Decentralized real-time collaboration via CRDTs: As detailed in our pre-launch blog post on decentralized collaboration from March 2021, decentralization allows us to realize numerous technical and user-friendly advantages. In particular, CRDTs enable us to, in real time, synchronize data structures across multiple Skiff users around the world. Users communicate end-to-end encrypted document changes to each other and arrive at fully synchronized, independent copies of working documents.

Decentralized storage via IPFS: We are incredibly excited to announce our collaboration with Protocol Labs and IPFS to build fully decentralized storage into Skiff. In IPFS, Filecoin, and libp2p (for direct peer-to-peer communication), Protocol Labs is building foundational infrastructure to enable decentralized, privacy-first applications like Skiff.

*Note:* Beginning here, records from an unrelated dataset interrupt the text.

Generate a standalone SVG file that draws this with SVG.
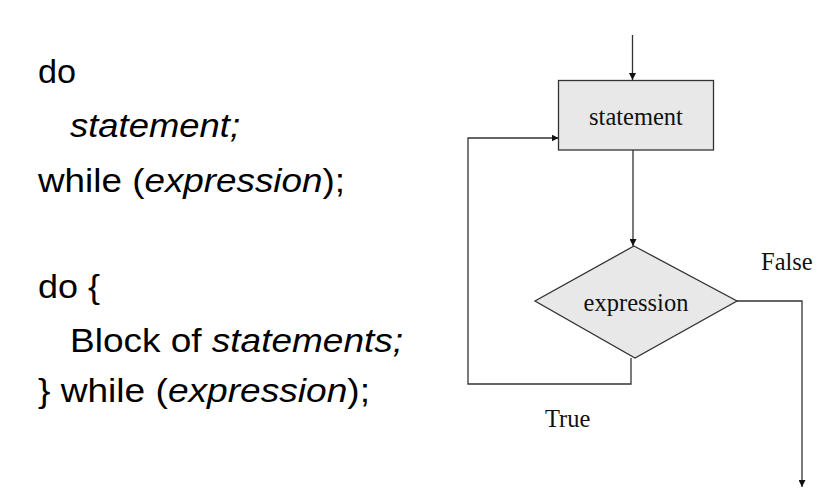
<svg xmlns="http://www.w3.org/2000/svg" width="835" height="492" viewBox="0 0 835 492">
<style>
.code{font-family:"Liberation Sans",Arial,sans-serif;font-size:33px;fill:#000}
.it{font-style:italic}
.lbl{font-family:"Liberation Serif","Times New Roman",serif;font-size:24.5px;fill:#111}
.ln{fill:none;stroke:#333;stroke-width:1.3}
.shape{fill:#e8e8e8;stroke:#333;stroke-width:1.3}
</style>
<defs>
<marker id="ah" viewBox="0 0 10 10" refX="10" refY="5" markerWidth="7" markerHeight="7" markerUnits="userSpaceOnUse" orient="auto">
<path d="M0,0 L10,5 L0,10 z" fill="#111"/>
</marker>
</defs>
<rect width="835" height="492" fill="#fff"/>
<g id="code">
<text class="code" x="38" y="83" textLength="38" lengthAdjust="spacingAndGlyphs">do</text>
<text class="code it" x="70" y="137" textLength="170" lengthAdjust="spacingAndGlyphs">statement;</text>
<text class="code" x="38" y="192" textLength="307" lengthAdjust="spacingAndGlyphs">while (<tspan class="it">expression</tspan>);</text>
<text class="code" x="38" y="298" textLength="62" lengthAdjust="spacingAndGlyphs">do {</text>
<text class="code" x="70" y="352" textLength="333" lengthAdjust="spacingAndGlyphs">Block of <tspan class="it">statements;</tspan></text>
<text class="code" x="38" y="402" textLength="332" lengthAdjust="spacingAndGlyphs">} while (<tspan class="it">expression</tspan>);</text>
</g>
<g id="connectors">
<line class="ln" x1="632.5" y1="35" x2="632.5" y2="80" marker-end="url(#ah)"/>
<line class="ln" x1="633" y1="150" x2="633" y2="246" marker-end="url(#ah)"/>
<polyline class="ln" points="631,358 631,384 468,384 468,138 558.5,138" marker-end="url(#ah)"/>
<polyline class="ln" points="737,301 802,301 802,487" marker-end="url(#ah)"/>
</g>
<g id="statement">
<rect class="shape" x="558.5" y="80.5" width="155" height="69.5"/>
<text class="lbl" x="636" y="125" text-anchor="middle">statement</text>
</g>
<g id="expression">
<polygon class="shape" points="634,246 737,301 635,358 535,301"/>
<text class="lbl" x="636" y="311" text-anchor="middle">expression</text>
</g>
<g id="labels">
<text class="lbl" x="761" y="270">False</text>
<text class="lbl" x="545" y="427">True</text>
</g>
</svg>
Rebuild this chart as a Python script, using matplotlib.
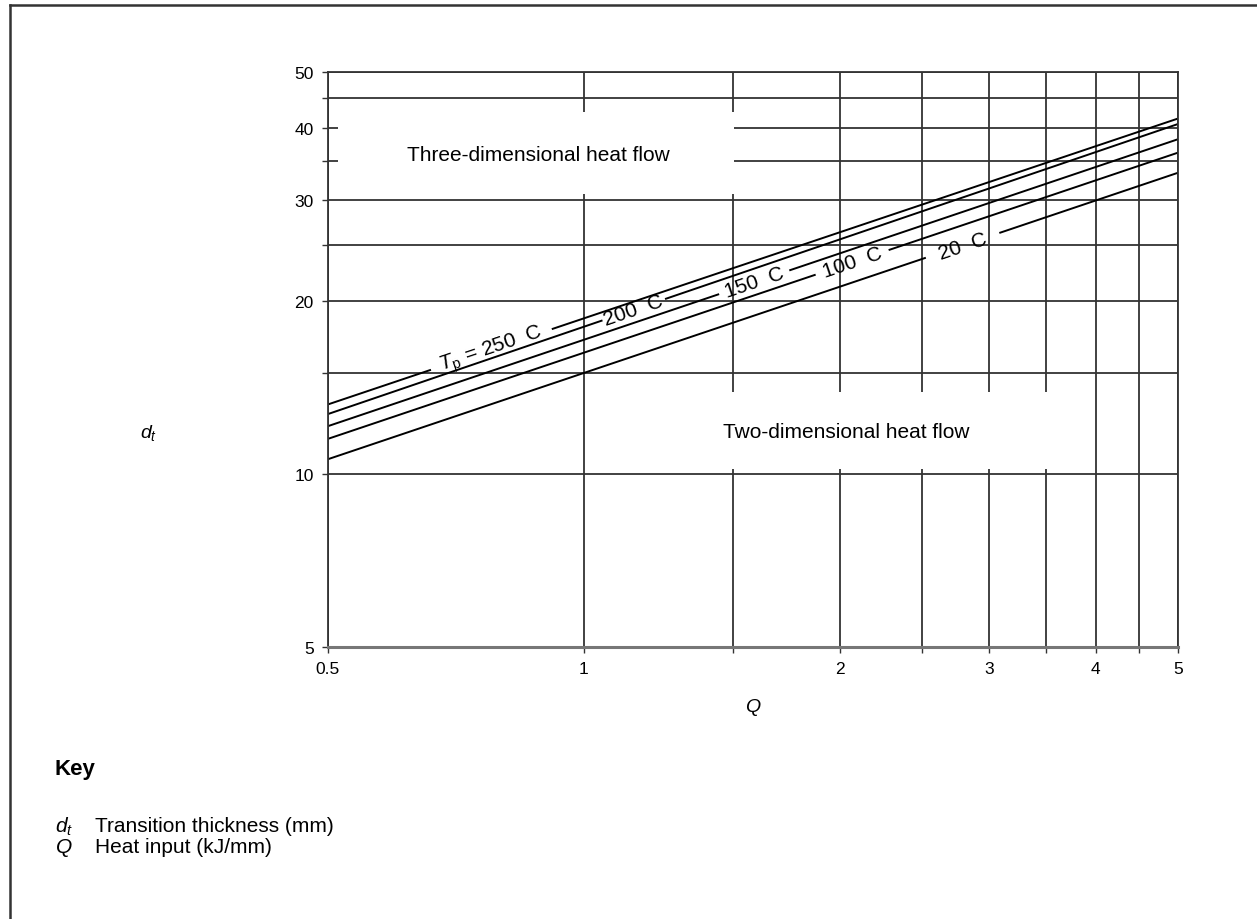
#!/usr/bin/env python3
# transition thickness vs heat input, log-log with labelled isotherms
import numpy as np
import matplotlib
matplotlib.use('Agg')
import matplotlib.pyplot as plt
from matplotlib.patches import Rectangle
from matplotlib.lines import Line2D

plt.rcParams['font.family'] = ['Liberation Sans', 'DejaVu Sans']
plt.rcParams['mathtext.fontset'] = 'custom'
plt.rcParams['mathtext.rm'] = 'Liberation Sans'
plt.rcParams['mathtext.it'] = 'Liberation Sans:italic'

# data
q_ends = [0.5, 5.0]
temps = ['250', '200', '150', '100', '20']
d_start = [13.2, 12.7, 12.1, 11.5, 10.6]   # d_t at Q = 0.5
d_end = [41.5, 40.6, 38.2, 36.2, 33.4]     # d_t at Q = 5
label_gaps = [(0.66, 0.92), (1.05, 1.25), (1.44, 1.75), (1.87, 2.29), (2.52, 3.09)]
label_texts = [r'$T_\mathrm{p}$ = 250  C', '200  C', '150  C', '100  C', '20  C']

x_ticks = [0.5, 1, 1.5, 2, 2.5, 3, 3.5, 4, 4.5, 5]
x_labels = ['0.5', '1', '', '2', '', '3', '', '4', '', '5']
y_ticks = [5, 10, 15, 20, 25, 30, 35, 40, 45, 50]
y_labels = ['5', '10', '', '20', '', '30', '', '40', '', '50']

W, H = 1257, 920
fig = plt.figure(figsize=(W / 100, H / 100), dpi=100)
ax = fig.add_axes([327.5 / W, 1 - 648 / H, 850.5 / W, 575 / H])
ax.set_xscale('log')
ax.set_yscale('log')
ax.set_xlim(0.5, 5)
ax.set_ylim(5, 50)
ax.minorticks_off()
ax.set_xticks(x_ticks)
ax.set_xticklabels(x_labels, fontsize=12.5)
ax.set_yticks(y_ticks)
ax.set_yticklabels(y_labels, fontsize=12.5)
ax.tick_params(length=4, width=1, color='#333333', pad=6)
ax.set_axisbelow(True)
ax.grid(True, color='#333333', lw=1.3)
for s in ax.spines.values():
    s.set_color('#333333')
    s.set_linewidth(1.3)
ax.spines['bottom'].set_linewidth(2.2)
ax.spines['bottom'].set_color('#777777')

# white boxes behind region labels (grid is broken there)
ax.add_patch(Rectangle((0.012, 0.788), 0.466, 0.142, transform=ax.transAxes,
                       facecolor='white', edgecolor='none', zorder=1))
ax.add_patch(Rectangle((0.455, 0.310), 0.433, 0.133, transform=ax.transAxes,
                       facecolor='white', edgecolor='none', zorder=1))
ax.text(0.248, 0.857, 'Three-dimensional heat flow', transform=ax.transAxes,
        ha='center', va='center', fontsize=15, zorder=3)
ax.text(0.610, 0.374, 'Two-dimensional heat flow', transform=ax.transAxes,
        ha='center', va='center', fontsize=15, zorder=3)

# isotherm lines (straight in log-log), broken where the label sits
for i in range(len(temps)):
    b = np.log(d_end[i] / d_start[i]) / np.log(q_ends[1] / q_ends[0])
    dq = lambda q: d_start[i] * (q / q_ends[0]) ** b
    g0, g1 = label_gaps[i]
    ax.plot([q_ends[0], g0], [d_start[i], dq(g0)], color='black', lw=1.4, zorder=2)
    ax.plot([g1, q_ends[1]], [dq(g1), d_end[i]], color='black', lw=1.4, zorder=2)
    p1 = ax.transData.transform((q_ends[0], d_start[i]))
    p2 = ax.transData.transform((q_ends[1], d_end[i]))
    ang = np.degrees(np.arctan2(p2[1] - p1[1], p2[0] - p1[0]))
    qm = np.sqrt(g0 * g1)
    ax.text(qm, dq(qm), label_texts[i], rotation=ang, rotation_mode='anchor',
            ha='center', va='center', fontsize=15, zorder=3)

# axis labels placed like the original
fig.text(140 / W, 1 - 433 / H, r'$d_t$', fontsize=14, va='center')
fig.text(753 / W, 1 - 708 / H, r'$Q$', fontsize=14, ha='center', va='center')

# key
fig.text(55 / W, 1 - 770 / H, 'Key', fontsize=16, weight='bold', va='center')
fig.text(55 / W, 1 - 827 / H, r'$d_t$', fontsize=15, va='center')
fig.text(95 / W, 1 - 827 / H, 'Transition thickness (mm)', fontsize=15, va='center')
fig.text(55 / W, 1 - 848 / H, r'$Q$', fontsize=15, va='center')
fig.text(95 / W, 1 - 848 / H, 'Heat input (kJ/mm)', fontsize=15, va='center')

# page frame (top and left only)
fig.add_artist(Line2D([10 / W, 1], [1 - 6 / H, 1 - 6 / H], transform=fig.transFigure,
                      color='#333333', lw=1.8))
fig.add_artist(Line2D([10 / W, 10 / W], [0, 1 - 6 / H], transform=fig.transFigure,
                      color='#333333', lw=1.8))

plt.savefig('out.png', dpi=100)
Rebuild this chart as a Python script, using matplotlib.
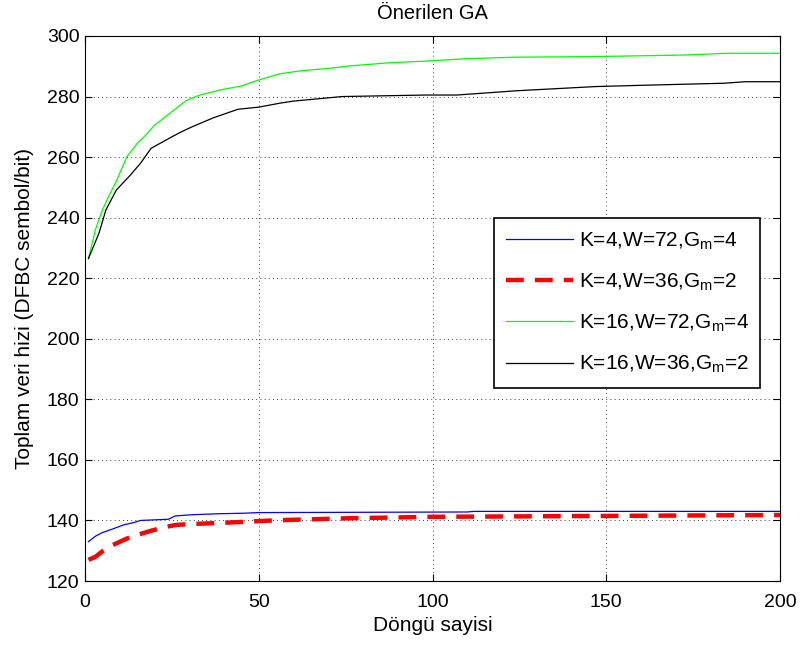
"""
Önerilen GA - toplam veri hizi / döngü sayisi
"""

import matplotlib
matplotlib.use('Agg')
import matplotlib.pyplot as plt

# K=4, W=72, Gm=4 (mavi)
x_blue = [1, 3, 5, 8, 11, 14, 16, 20, 24, 26, 31, 38, 46, 50, 80, 110, 112, 150, 200]
y_blue = [133.0, 134.8, 136.0, 137.2, 138.5, 139.3, 140.0, 140.2, 140.4, 141.5, 141.9,
          142.2, 142.4, 142.6, 142.7, 142.8, 143.0, 143.0, 143.0]

# K=4, W=36, Gm=2 (kirmizi, kesikli)
x_red = [1, 3, 5, 8, 12, 15, 19, 23, 26, 30, 37, 45, 52, 59, 75, 100, 150, 200]
y_red = [127.0, 128.0, 129.8, 131.9, 134.0, 135.2, 136.6, 137.8, 138.5, 138.8, 139.1,
         139.5, 139.9, 140.2, 140.7, 141.2, 141.5, 141.8]

# K=16, W=72, Gm=4 (yesil)
x_green = [1, 3, 5, 7, 9, 12, 15, 17, 20, 22, 25, 29, 33, 39, 45, 50, 56, 62, 70,
           76, 88, 98, 110, 124, 146, 172, 185, 200]
y_green = [226.5, 236.0, 242.5, 247.5, 252.0, 260.0, 264.5, 266.7, 270.5, 272.3, 275.0,
           278.6, 280.5, 282.2, 283.5, 285.5, 287.5, 288.5, 289.3, 290.1, 291.2, 291.7,
           292.5, 293.0, 293.2, 293.7, 294.3, 294.3]

# K=16, W=36, Gm=2 (siyah)
x_black = [1, 4, 6, 9, 13, 16, 19, 22, 25, 28, 31, 37, 44, 50, 56, 60, 74, 98, 107,
           124, 147, 163, 184, 190, 200]
y_black = [226.5, 234.8, 242.5, 249.1, 254.0, 258.0, 262.9, 264.8, 266.7, 268.5, 270.1,
           273.0, 275.8, 276.5, 277.8, 278.5, 280.0, 280.5, 280.5, 281.9, 283.3, 283.8,
           284.4, 284.9, 284.9]

labels = ['K=4,W=72,G$_m$=4', 'K=4,W=36,G$_m$=2',
          'K=16,W=72,G$_m$=4', 'K=16,W=36,G$_m$=2']

plt.rcParams['font.family'] = ['Liberation Sans', 'DejaVu Sans']
plt.rcParams['mathtext.fontset'] = 'custom'
plt.rcParams['mathtext.rm'] = 'Liberation Sans'
plt.rcParams['mathtext.it'] = 'Liberation Sans'

fig = plt.figure(figsize=(8, 6.45), dpi=100)
ax = fig.add_axes([0.10625, 0.0992, 0.86875, 0.845])

ax.plot(x_blue, y_blue, color='#0000ff', linewidth=0.9, label=labels[0])
ax.plot(x_red, y_red, color='#ff0000', linewidth=3.2, linestyle=(0, (4, 2.5)), label=labels[1])
ax.plot(x_green, y_green, color='#00ff00', linewidth=0.9, label=labels[2])
ax.plot(x_black, y_black, color='black', linewidth=0.9, label=labels[3])

ax.set_xlim(0, 200)
ax.set_ylim(120, 300)
ax.set_xticks([0, 50, 100, 150, 200])
ax.set_yticks(range(120, 301, 20))
ax.tick_params(direction='in', labelsize=14, length=5, top=True, right=True)
ax.tick_params(axis='x', pad=9)
ax.tick_params(axis='y', pad=4)
ax.grid(True, color='black', linestyle=(0, (1, 4)), linewidth=0.6)
for s in ax.spines.values():
    s.set_linewidth(0.8)

ax.set_title('Önerilen GA', fontsize=14.5, pad=12)
ax.set_xlabel('Döngü sayisi', fontsize=15, labelpad=4)
ax.set_ylabel('Toplam veri hizi (DFBC sembol/bit)', fontsize=15, labelpad=9)

leg = ax.legend(loc='upper left', bbox_to_anchor=(0.588, 0.666, 0.383, 0.0), mode='expand',
                borderaxespad=0, fontsize=15, fancybox=False, framealpha=1, edgecolor='black',
                handlelength=3.2, handletextpad=0.3, labelspacing=0.95, borderpad=0.6)
leg.get_frame().set_linewidth(1.2)

fig.savefig('out.png', dpi=100)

Now, Skiff users can store files, static content, and more via the Interplanetary Filesystem (IPFS). Inside the settings page, users can enable or disable IPFS storage:

In short:

Skiff breaks every document into dozes or hundreds of smaller pieces and each piece is stored in a different web server in the cloud. Even if someone who access a small piece, there will be so little information displayed that it becomes useless to the hacker.

Even before being broken into hundreds of small “snippets” of information, each piece is encrypted in its own unique encryption code. Even different snippets within one document are encrypted in different methods.

When the document’s creator wishes to retrieve the document, everything happens in a manner that emulates an old-fashioned word processor: each snippet is located, retrieved, and combined tito a single document within seconds in a manner that is invisible to the document’s creator.